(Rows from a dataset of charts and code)
◇ ◇ ◇ ◇ ◇ ◇ ◇
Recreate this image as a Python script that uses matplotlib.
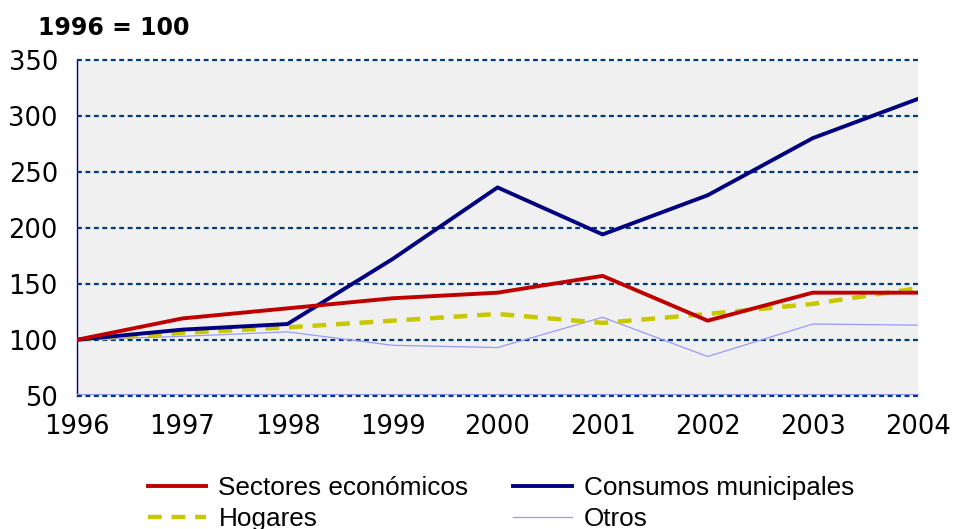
import matplotlib
matplotlib.use('Agg')
import matplotlib.pyplot as plt

'''indices de consumo, base 1996 = 100'''
years = [1996, 1997, 1998, 1999, 2000, 2001, 2002, 2003, 2004]
sectores = [100, 119, 128, 137, 142, 157, 117, 142, 142]
consumos = [100, 109, 114, 172, 236, 194, 229, 280, 315]
hogares = [100, 106, 111, 117, 123, 115, 123, 132, 146]
otros = [100, 103, 107, 95, 93, 120, 85, 114, 113]

yticks = [50, 100, 150, 200, 250, 300, 350]
tick_font = 18.5

fig = plt.figure(figsize=(9.55, 5.29), dpi=100)
ax = fig.add_axes([0.081, 0.252, 0.880, 0.635])
ax.set_facecolor('#F0F0F0')

# dashed horizontal guides, drawn over the spines
for v in yticks:
    ax.axhline(v, color='#003B7A', linestyle=(0, (2.2, 1.6)), linewidth=1.6, zorder=2.7, clip_on=False)

ax.plot(years, otros, color='#9999FF', linewidth=0.9, label='Otros', zorder=3)
ax.plot(years, hogares, color='#C8C800', linewidth=3.2, linestyle=(0, (3.1, 2.2)), label='Hogares', zorder=4)
ax.plot(years, consumos, color='#000080', linewidth=2.8, label='Consumos municipales', zorder=5)
ax.plot(years, sectores, color='#C00000', linewidth=2.8, label='Sectores económicos', zorder=6)

ax.set_xlim(1996, 2004)
ax.set_ylim(50, 350)
ax.set_xticks(years)
ax.set_yticks(yticks)
ax.tick_params(length=0, labelsize=tick_font)
ax.tick_params(axis='x', pad=15)
ax.tick_params(axis='y', pad=14)

for side in ['top', 'right']:
    ax.spines[side].set_visible(False)
ax.spines['left'].set_color('#000099')
ax.spines['left'].set_linewidth(1.0)
ax.spines['bottom'].set_color('#9999FF')
ax.spines['bottom'].set_linewidth(0.8)
ax.spines['bottom'].set_position(('outward', -1.5))

fig.text(0.040, 0.948, '1996 = 100', fontsize=17, fontweight='bold', ha='left', va='center')

handles, labels = ax.get_legend_handles_labels()
# legend fills column by column: Sectores / Hogares, then Consumos / Otros
order = [3, 1, 2, 0]
leg = fig.legend([handles[i] for i in order], [labels[i] for i in order],
                 loc='lower left', bbox_to_anchor=(0.130, -0.048), ncol=2, frameon=False,
                 prop={'family': 'Liberation Sans', 'size': 18.8},
                 handlelength=2.25, handletextpad=0.46, columnspacing=1.72,
                 labelspacing=0.245)

fig.savefig('out.png', dpi=100)
plt.close()
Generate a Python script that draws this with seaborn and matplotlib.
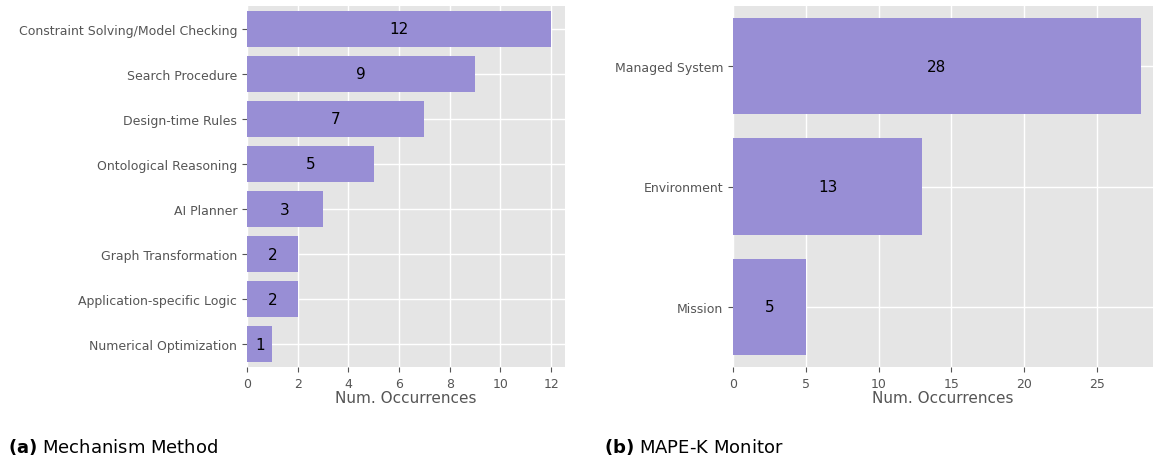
import matplotlib
matplotlib.use("Agg")
import matplotlib.pyplot as plt
import seaborn as sns
import pandas as pd

# Data
mechanism_labels = ["Constraint Solving/Model Checking", "Search Procedure", "Design-time Rules",
                    "Ontological Reasoning", "AI Planner", "Graph Transformation",
                    "Application-specific Logic", "Numerical Optimization"]
mechanism_counts = [12, 9, 7, 5, 3, 2, 2, 1]

monitor_labels = ["Managed System", "Environment", "Mission"]
monitor_counts = [28, 13, 5]

bar_color = "#988ED5"

plt.style.use("ggplot")
plt.rcParams["font.family"] = ["DejaVu Sans"]

fig = plt.figure(figsize=(11.53, 4.6), dpi=100)
ax1 = fig.add_axes([247 / 1153, 1 - 368 / 460, (565 - 247) / 1153, 361 / 460])
ax2 = fig.add_axes([733 / 1153, 1 - 368 / 460, (1153 - 733) / 1153, 361 / 460])


def draw(ax, labels, counts, xmax, ticks):
    df = pd.DataFrame({"label": labels, "count": counts})
    sns.barplot(data=df, x="count", y="label", color=bar_color, width=0.8,
                saturation=1, ax=ax)
    ax.bar_label(ax.containers[0], label_type="center", fontsize=11, color="black")
    ax.set_xlim(0, xmax)
    ax.set_xticks(ticks)
    ax.set_ylabel("")
    ax.set_xlabel("Num. Occurrences", fontsize=11, color="#555555", labelpad=0)
    ax.tick_params(axis="both", labelsize=9, colors="#555555")
    ax.grid(True, color="white", linewidth=1)
    ax.set_axisbelow(True)
    for s in ax.spines.values():
        s.set_visible(False)


draw(ax1, mechanism_labels, mechanism_counts, 12.55, range(0, 13, 2))
draw(ax2, monitor_labels, monitor_counts, 28.85, range(0, 30, 5))

fig.text(8 / 1153, 1 - 447 / 460, r"$\bf{(a)}$ Mechanism Method", fontsize=13,
         va="center", ha="left", color="black")
fig.text(604 / 1153, 1 - 447 / 460, r"$\bf{(b)}$ MAPE-K Monitor", fontsize=13,
         va="center", ha="left", color="black")

fig.savefig("out.png", dpi=100)
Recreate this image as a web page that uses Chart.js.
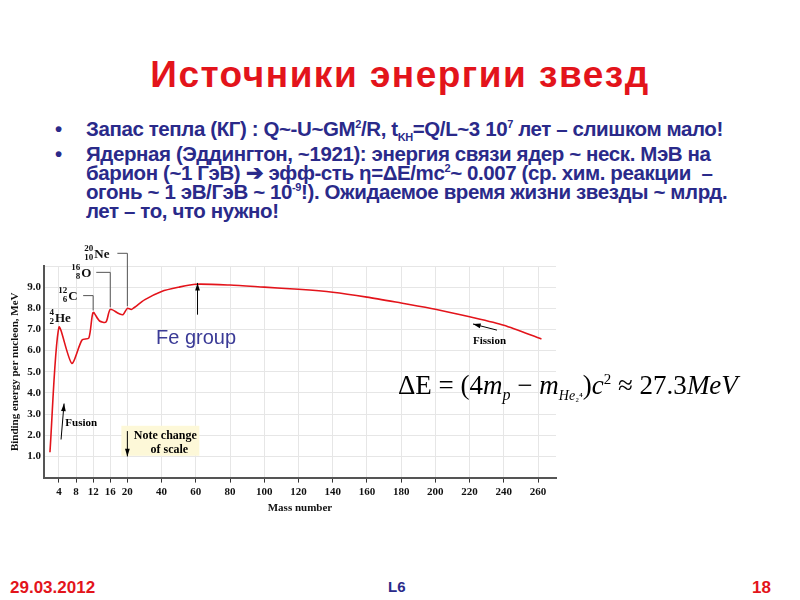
<!DOCTYPE html>
<html><head><meta charset="utf-8">
<script src="https://cdn.jsdelivr.net/npm/chart.js@4"></script>
<style>
body{margin:0;width:800px;height:600px;background:#fff;position:relative;overflow:hidden;font-family:"Liberation Sans",Arial,sans-serif}
#title{position:absolute;top:54px;left:0;width:800px;text-align:center;color:#e3141b;font-weight:bold;font-size:37px;letter-spacing:1.5px}
ul{position:absolute;top:119px;left:55px;margin:0;padding:0;list-style:none;color:#2a2a8a;font-weight:bold;font-size:20.5px;line-height:19px;letter-spacing:-0.4px;white-space:nowrap}
li{position:relative;padding-left:31px;margin-bottom:6px}
li:before{content:"•";position:absolute;left:0;color:#2a2a8a}
sup,sub{font-size:11px;line-height:0}
#chartBox{position:absolute;left:7px;top:240px;width:563px;height:275px}
#fe{position:absolute;left:156px;top:326px;color:#3a3a96;font-size:20px}
#formula{position:absolute;left:398px;top:370px;font-family:"Liberation Serif","Times New Roman",serif;font-size:27px;color:#000}
#formula i{font-style:italic}
.ft{position:absolute;top:578px;font-weight:bold;font-size:17px}
</style></head><body>
<div id="title">Источники энергии звезд</div>
<ul>
<li>Запас тепла (КГ) : Q~-U~GM<sup>2</sup>/R, t<sub>KH</sub>=Q/L~3 10<sup>7</sup> лет – слишком мало!</li>
<li>Ядерная (Эддингтон, ~1921): энергия связи ядер ~ неск. МэВ на<br>барион (~1 ГэВ) ➔ эфф-сть η=ΔE/mc<sup>2</sup>~ 0.007 (ср. хим. реакции &nbsp;–<br>огонь ~ 1 эВ/ГэВ ~ 10<sup>-9</sup>!). Ожидаемое время жизни звезды ~ млрд.<br>лет – то, что нужно!</li>
</ul>
<div id="chartBox"><canvas id="c"></canvas></div>
<div id="fe">Fe group</div>
<div id="formula">ΔE = (4<i>m</i><sub style="font-size:16px"><i>p</i></sub> − <i>m</i><sub style="font-size:14px"><i>He</i><span style="font-size:11px">₂⁴</span></sub>)<i>c</i><sup style="font-size:15px">2</sup> ≈ 27.3<i>MeV</i></div>
<div class="ft" style="left:10px;color:#e3141b">29.03.2012</div>
<div class="ft" style="left:388px;color:#2a2a8a;font-size:15px">L6</div>
<div class="ft" style="left:752px;color:#e3141b">18</div>
<script>
// mass number A and binding energy per nucleon (MeV)
var massNumbers = [1.9, 4, 7, 9.4, 11, 12, 13.5, 15, 16, 18, 19, 20, 22.5, 30, 40, 50, 60, 80, 100, 120, 140, 160, 180, 200, 220, 240, 262];
var bindingEnergy = [1.2, 7.1, 5.4, 6.5, 6.6, 7.8, 7.4, 7.35, 7.95, 7.75, 7.7, 8.0, 7.95, 8.4, 8.8, 9.0, 9.14, 9.1, 9.0, 8.9, 8.76, 8.53, 8.25, 7.96, 7.6, 7.2, 6.55];
var xTickLabels = [4, 8, 12, 16, 20, 40, 60, 80, 100, 120, 140, 160, 180, 200, 220, 240, 260];
var yTickLabels = [1, 2, 3, 4, 5, 6, 7, 8, 9];

// scale changes at A = 20
function toAxis(a) { return a <= 20 ? a : 20 + (a - 20) * 0.4; }
function fromAxis(d) { return d <= 20 ? d : 20 + (d - 20) / 0.4; }

var serif = '"Liberation Serif","Times New Roman",serif';
var points = massNumbers.map(function (a, i) { return {x: toAxis(a), y: bindingEnergy[i]}; });

var notes = {
    id: "notes",
    afterDatasetsDraw: function (chart) {
        var c = chart.ctx, xs = chart.scales.x, ys = chart.scales.y;
        function X(a) { return xs.getPixelForValue(toAxis(a)); }
        function Y(e) { return ys.getPixelForValue(e); }
        function arrow(x1, y1, x2, y2) {
            c.beginPath(); c.moveTo(x1, y1); c.lineTo(x2, y2); c.stroke();
            var ang = Math.atan2(y2 - y1, x2 - x1);
            c.beginPath(); c.moveTo(x2, y2);
            c.lineTo(x2 - 8 * Math.cos(ang - 0.3), y2 - 8 * Math.sin(ang - 0.3));
            c.lineTo(x2 - 8 * Math.cos(ang + 0.3), y2 - 8 * Math.sin(ang + 0.3));
            c.closePath(); c.fill();
        }
        function iso(x, y, mass, z, sym) {
            c.font = "bold 9px " + serif; c.textAlign = "right";
            c.fillText(mass, x, y - 5); c.fillText(z, x, y + 4);
            c.font = "bold 13px " + serif; c.textAlign = "left";
            c.fillText(sym, x + 1, y + 1);
        }
        function lead(x0, e, a, eEnd) {
            c.beginPath(); c.moveTo(x0, Y(e)); c.lineTo(X(a), Y(e)); c.lineTo(X(a), Y(eEnd)); c.stroke();
        }
        c.save();
        c.fillStyle = "#111"; c.strokeStyle = "#555"; c.lineWidth = 1;
        c.textBaseline = "middle";
        iso(X(4) - 5, Y(7.55), "4", "2", "He");
        iso(X(12) - 26, Y(8.6), "12", "6", "C");
        lead(X(12) - 10, 8.6, 12, 7.9);
        iso(X(16) - 30, Y(9.7), "16", "8", "O");
        lead(X(16) - 14, 9.7, 16, 8.05);
        iso(X(20) - 34, Y(10.6), "20", "10", "Ne");
        lead(X(20) - 10, 10.6, 20, 8.1);
        c.fillStyle = "#000"; c.strokeStyle = "#000";
        arrow(X(4.5), Y(1.8), X(5.2), Y(3.5));
        c.font = "bold 11px " + serif; c.textAlign = "left";
        c.fillText("Fusion", X(5.5), Y(2.55));
        arrow(X(236), Y(6.97), X(222), Y(7.26));
        c.fillText("Fission", X(222), Y(6.45));
        arrow(X(61), Y(7.7), X(61), Y(9.2));
        c.fillStyle = "#fdf8d8";
        c.fillRect(X(20) - 6, Y(2.45), 78, 30);
        c.fillStyle = "#000";
        arrow(X(20), Y(2.2), X(20), Y(1.0));
        c.font = "bold 12px " + serif; c.textAlign = "center";
        c.fillText("Note change", X(20) + 38, Y(1.95));
        c.fillText("of scale", X(20) + 42, Y(1.3));
        c.restore();
    }
};

new Chart(document.getElementById("c"), {
    type: "line",
    data: {datasets: [{data: points, borderColor: "#e3141b", borderWidth: 1.6, pointRadius: 0, tension: 0.25, fill: false}]},
    options: {
        responsive: true, maintainAspectRatio: false, animation: false,
        layout: {padding: {top: 26, right: 14}},
        plugins: {legend: {display: false}, tooltip: {enabled: false}},
        scales: {
            x: {
                type: "linear", min: 0.5, max: 120.2,
                afterBuildTicks: function (s) { s.ticks = xTickLabels.map(function (a) { return {value: toAxis(a)}; }); },
                ticks: {autoSkip: false, maxRotation: 0, color: "#111", font: {family: serif, size: 11, weight: "bold"},
                    callback: function (v) { return Math.round(fromAxis(v)); }},
                grid: {color: "#e6e6e6", tickLength: 5, tickColor: "#333"},
                border: {color: "#555", width: 2},
                title: {display: true, text: "Mass number", color: "#111", font: {family: serif, size: 11, weight: "bold"}, padding: 0}
            },
            y: {
                min: 0, max: 10,
                afterBuildTicks: function (s) { s.ticks = [0].concat(yTickLabels, [10]).map(function (v) { return {value: v}; }); },
                ticks: {color: "#111", font: {family: serif, size: 11, weight: "bold"},
                    callback: function (v) { return yTickLabels.indexOf(v) >= 0 ? v.toFixed(1) : ""; }},
                grid: {color: "#e6e6e6", drawTicks: false},
                border: {color: "#555", width: 2},
                title: {display: true, text: "Binding energy per nucleon, MeV", color: "#111", font: {family: serif, size: 11, weight: "bold"}, padding: 2}
            }
        }
    },
    plugins: [notes]
});
</script>
</body></html>
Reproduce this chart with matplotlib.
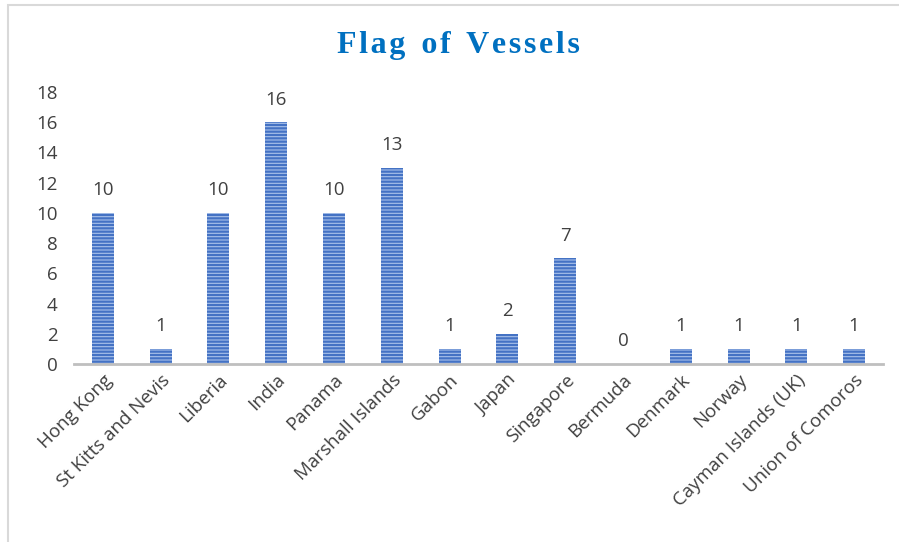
◇ ◇ ◇ ◇ ◇ ◇ ◇
• [EXERCISE]
Omitting all pictures, restate exactly the lines of the material from its start through the line that contains "label='Sectores económicos', zorder=6)".

• [REPLY TO THE TASK]
Recreate this image as a Python script that uses matplotlib.
import matplotlib
matplotlib.use('Agg')
import matplotlib.pyplot as plt

'''indices de consumo, base 1996 = 100'''
years = [1996, 1997, 1998, 1999, 2000, 2001, 2002, 2003, 2004]
sectores = [100, 119, 128, 137, 142, 157, 117, 142, 142]
consumos = [100, 109, 114, 172, 236, 194, 229, 280, 315]
hogares = [100, 106, 111, 117, 123, 115, 123, 132, 146]
otros = [100, 103, 107, 95, 93, 120, 85, 114, 113]

yticks = [50, 100, 150, 200, 250, 300, 350]
tick_font = 18.5

fig = plt.figure(figsize=(9.55, 5.29), dpi=100)
ax = fig.add_axes([0.081, 0.252, 0.880, 0.635])
ax.set_facecolor('#F0F0F0')

# dashed horizontal guides, drawn over the spines
for v in yticks:
    ax.axhline(v, color='#003B7A', linestyle=(0, (2.2, 1.6)), linewidth=1.6, zorder=2.7, clip_on=False)

ax.plot(years, otros, color='#9999FF', linewidth=0.9, label='Otros', zorder=3)
ax.plot(years, hogares, color='#C8C800', linewidth=3.2, linestyle=(0, (3.1, 2.2)), label='Hogares', zorder=4)
ax.plot(years, consumos, color='#000080', linewidth=2.8, label='Consumos municipales', zorder=5)
ax.plot(years, sectores, color='#C00000', linewidth=2.8, label='Sectores económicos', zorder=6)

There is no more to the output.